Есть, как мы убедились, две конспирологические версии.
Первая и главная: ФСБшники сами осуществили теракты для того, чтобы под гексоген и кровь вернуть Путина на пост президента ('идеологема #2 – субъект #2').
Раскруткой этой идеологемы (а точнее все же – конспирологической версии) занята сейчас вся радикальная оппозиция. С моей стороны было бы очень глупо отмести эту версию с порога: 'Руки прочь от замечательного Путина и высокоморальных чекистов!' Нет, я считаю необходимым рассмотреть эту версию, применив к ней весь нормальный аналитический инструментарий. Любой другой подход для меня неприемлем и с научной, и с моральной, и с политической точки зрения.
Начну с того, что все материалы, в которых Путин и чекисты обвиняются в осуществлении взрывов в 1999 году, носят очевидно недоказательный характер.

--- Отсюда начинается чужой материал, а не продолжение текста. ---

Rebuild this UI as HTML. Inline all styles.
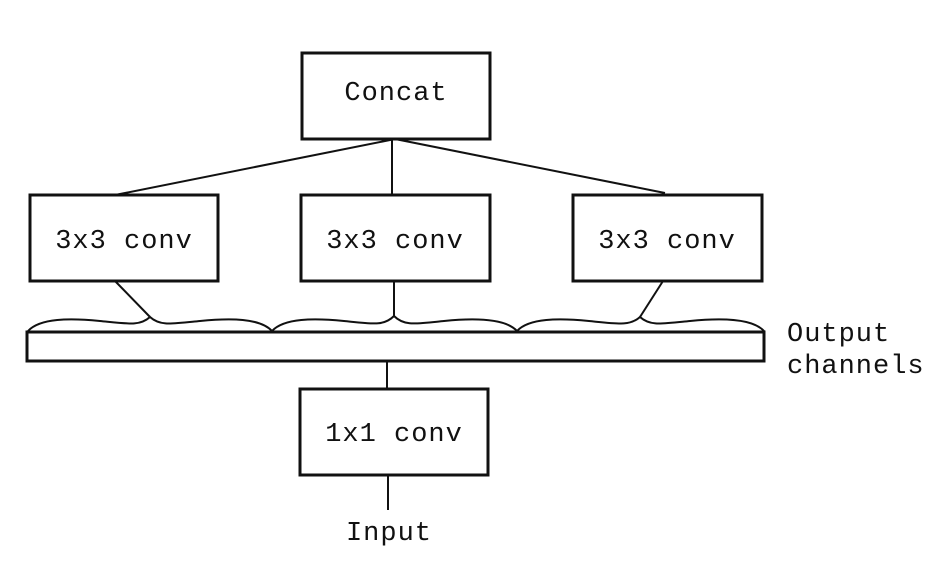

Это очень заметно, если сравнить эти материалы с работами западных профессоров, разбиравших те или иные сюжеты сходного типа – итальянский, греческий и так далее. Прежде всего, итальянский. Ведь по сути чекистов и Путина обвиняют в том, что они использовали для прихода к власти на рубеже тысячелетий так называемую 'стратегию напряженности'. Ту самую, которую в наибольшей степени задействовали и впрямь в Италии (терроризм, убийство Альдо Моро, 'красные бригады' и так далее).
Итальянские профессора действуют на Западе, понимая, что их читатели, как элитные, так и иные, в большей или меньшей степени проникнуты (так и хочется сказать – пропитаны) правовым духом: 'Вот это и впрямь доказательство! А это треп, а это правдоподобные, но не доказанные предположения!' Такова сильная сторона Запада, по крайней мере, Запада классического.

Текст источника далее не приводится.